● Source excerpt
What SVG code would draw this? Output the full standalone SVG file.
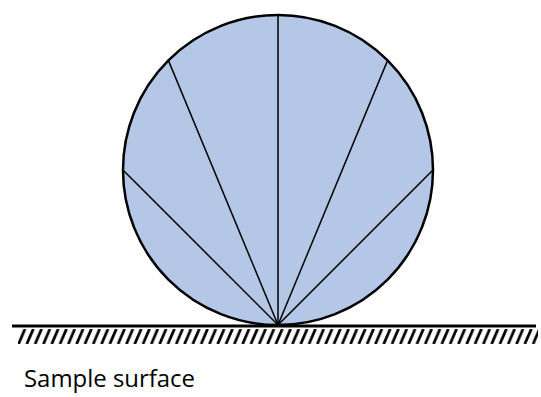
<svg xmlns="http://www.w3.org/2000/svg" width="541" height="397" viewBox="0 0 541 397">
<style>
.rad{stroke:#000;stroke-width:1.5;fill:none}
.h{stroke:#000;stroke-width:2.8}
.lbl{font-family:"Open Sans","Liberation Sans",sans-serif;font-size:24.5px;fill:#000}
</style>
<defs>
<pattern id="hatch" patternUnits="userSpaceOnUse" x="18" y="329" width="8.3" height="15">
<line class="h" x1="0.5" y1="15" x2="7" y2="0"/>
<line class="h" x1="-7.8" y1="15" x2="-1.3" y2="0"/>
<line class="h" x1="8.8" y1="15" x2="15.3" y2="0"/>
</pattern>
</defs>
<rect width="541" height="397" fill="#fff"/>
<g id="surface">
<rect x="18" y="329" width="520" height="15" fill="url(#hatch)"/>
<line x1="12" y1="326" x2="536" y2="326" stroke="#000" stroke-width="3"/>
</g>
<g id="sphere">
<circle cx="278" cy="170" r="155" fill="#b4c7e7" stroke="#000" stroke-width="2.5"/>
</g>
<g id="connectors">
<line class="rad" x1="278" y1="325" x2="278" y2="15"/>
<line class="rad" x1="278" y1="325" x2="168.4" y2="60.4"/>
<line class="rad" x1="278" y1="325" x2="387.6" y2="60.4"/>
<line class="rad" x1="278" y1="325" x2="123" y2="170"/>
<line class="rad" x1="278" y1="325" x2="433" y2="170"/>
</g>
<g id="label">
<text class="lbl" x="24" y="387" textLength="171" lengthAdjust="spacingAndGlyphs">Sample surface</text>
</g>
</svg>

● Task prompt
Quote the material word for word, dropping any images it holds.

● Final answer
What SVG code would draw this? Output the full standalone SVG file.
<svg xmlns="http://www.w3.org/2000/svg" width="541" height="397" viewBox="0 0 541 397">
<style>
.rad{stroke:#000;stroke-width:1.5;fill:none}
.h{stroke:#000;stroke-width:2.8}
.lbl{font-family:"Open Sans","Liberation Sans",sans-serif;font-size:24.5px;fill:#000}
</style>
<defs>
<pattern id="hatch" patternUnits="userSpaceOnUse" x="18" y="329" width="8.3" height="15">
<line class="h" x1="0.5" y1="15" x2="7" y2="0"/>
<line class="h" x1="-7.8" y1="15" x2="-1.3" y2="0"/>
<line class="h" x1="8.8" y1="15" x2="15.3" y2="0"/>
</pattern>
</defs>
<rect width="541" height="397" fill="#fff"/>
<g id="surface">
<rect x="18" y="329" width="520" height="15" fill="url(#hatch)"/>
<line x1="12" y1="326" x2="536" y2="326" stroke="#000" stroke-width="3"/>
</g>
<g id="sphere">
<circle cx="278" cy="170" r="155" fill="#b4c7e7" stroke="#000" stroke-width="2.5"/>
</g>
<g id="connectors">
<line class="rad" x1="278" y1="325" x2="278" y2="15"/>
<line class="rad" x1="278" y1="325" x2="168.4" y2="60.4"/>
<line class="rad" x1="278" y1="325" x2="387.6" y2="60.4"/>
<line class="rad" x1="278" y1="325" x2="123" y2="170"/>
<line class="rad" x1="278" y1="325" x2="433" y2="170"/>
</g>
<g id="label">
<text class="lbl" x="24" y="387" textLength="171" lengthAdjust="spacingAndGlyphs">Sample surface</text>
</g>
</svg>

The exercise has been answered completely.